++++ MATERIAL PROVIDED

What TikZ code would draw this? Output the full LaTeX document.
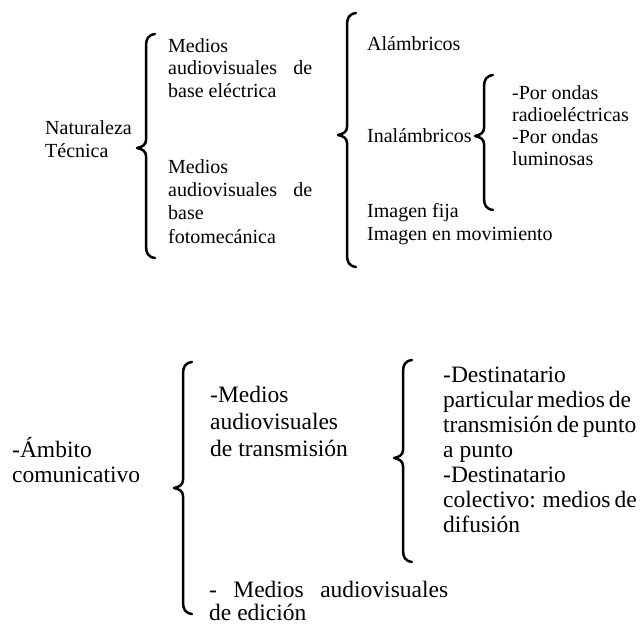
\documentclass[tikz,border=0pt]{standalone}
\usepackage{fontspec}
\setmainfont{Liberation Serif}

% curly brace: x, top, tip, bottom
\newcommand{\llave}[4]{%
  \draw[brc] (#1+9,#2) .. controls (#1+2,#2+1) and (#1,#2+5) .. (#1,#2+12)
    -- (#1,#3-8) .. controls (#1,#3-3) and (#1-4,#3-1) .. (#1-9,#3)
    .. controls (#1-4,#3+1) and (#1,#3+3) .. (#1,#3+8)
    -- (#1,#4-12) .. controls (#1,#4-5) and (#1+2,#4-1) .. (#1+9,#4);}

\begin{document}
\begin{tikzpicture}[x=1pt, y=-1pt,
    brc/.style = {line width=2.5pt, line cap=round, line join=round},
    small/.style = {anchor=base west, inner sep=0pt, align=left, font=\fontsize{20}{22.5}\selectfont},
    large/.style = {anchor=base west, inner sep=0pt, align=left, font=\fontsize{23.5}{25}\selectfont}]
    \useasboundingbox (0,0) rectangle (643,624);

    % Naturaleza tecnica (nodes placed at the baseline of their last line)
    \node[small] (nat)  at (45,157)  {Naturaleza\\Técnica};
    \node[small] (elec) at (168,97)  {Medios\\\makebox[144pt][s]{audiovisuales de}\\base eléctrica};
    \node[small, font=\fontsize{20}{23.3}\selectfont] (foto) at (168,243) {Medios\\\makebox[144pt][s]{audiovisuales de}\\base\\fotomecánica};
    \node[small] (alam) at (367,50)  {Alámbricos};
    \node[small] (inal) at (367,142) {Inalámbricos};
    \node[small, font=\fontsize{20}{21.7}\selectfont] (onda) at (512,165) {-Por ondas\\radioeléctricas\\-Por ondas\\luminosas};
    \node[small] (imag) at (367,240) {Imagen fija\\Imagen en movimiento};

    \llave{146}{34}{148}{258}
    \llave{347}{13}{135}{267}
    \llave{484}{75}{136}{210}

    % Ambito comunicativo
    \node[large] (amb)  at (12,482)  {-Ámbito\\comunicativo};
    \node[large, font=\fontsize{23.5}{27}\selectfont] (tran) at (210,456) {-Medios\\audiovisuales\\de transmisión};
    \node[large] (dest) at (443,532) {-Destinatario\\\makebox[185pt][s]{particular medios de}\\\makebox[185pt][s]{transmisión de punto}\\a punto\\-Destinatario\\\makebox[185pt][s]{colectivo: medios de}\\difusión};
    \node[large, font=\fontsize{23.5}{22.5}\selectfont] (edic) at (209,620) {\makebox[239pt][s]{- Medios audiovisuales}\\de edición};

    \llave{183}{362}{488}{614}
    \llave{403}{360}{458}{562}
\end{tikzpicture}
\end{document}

++++++++

** WHAT IS REQUIRED **
From the opening line of the listing above through the line bearing "(imag) at (367,240)", repeat each line exactly. Drop every picture.

** RESULT FOR THIS TASK **
What TikZ code would draw this? Output the full LaTeX document.
\documentclass[tikz,border=0pt]{standalone}
\usepackage{fontspec}
\setmainfont{Liberation Serif}

% curly brace: x, top, tip, bottom
\newcommand{\llave}[4]{%
  \draw[brc] (#1+9,#2) .. controls (#1+2,#2+1) and (#1,#2+5) .. (#1,#2+12)
    -- (#1,#3-8) .. controls (#1,#3-3) and (#1-4,#3-1) .. (#1-9,#3)
    .. controls (#1-4,#3+1) and (#1,#3+3) .. (#1,#3+8)
    -- (#1,#4-12) .. controls (#1,#4-5) and (#1+2,#4-1) .. (#1+9,#4);}

\begin{document}
\begin{tikzpicture}[x=1pt, y=-1pt,
    brc/.style = {line width=2.5pt, line cap=round, line join=round},
    small/.style = {anchor=base west, inner sep=0pt, align=left, font=\fontsize{20}{22.5}\selectfont},
    large/.style = {anchor=base west, inner sep=0pt, align=left, font=\fontsize{23.5}{25}\selectfont}]
    \useasboundingbox (0,0) rectangle (643,624);

    % Naturaleza tecnica (nodes placed at the baseline of their last line)
    \node[small] (nat)  at (45,157)  {Naturaleza\\Técnica};
    \node[small] (elec) at (168,97)  {Medios\\\makebox[144pt][s]{audiovisuales de}\\base eléctrica};
    \node[small, font=\fontsize{20}{23.3}\selectfont] (foto) at (168,243) {Medios\\\makebox[144pt][s]{audiovisuales de}\\base\\fotomecánica};
    \node[small] (alam) at (367,50)  {Alámbricos};
    \node[small] (inal) at (367,142) {Inalámbricos};
    \node[small, font=\fontsize{20}{21.7}\selectfont] (onda) at (512,165) {-Por ondas\\radioeléctricas\\-Por ondas\\luminosas};
    \node[small] (imag) at (367,240) {Imagen fija\\Imagen en movimiento};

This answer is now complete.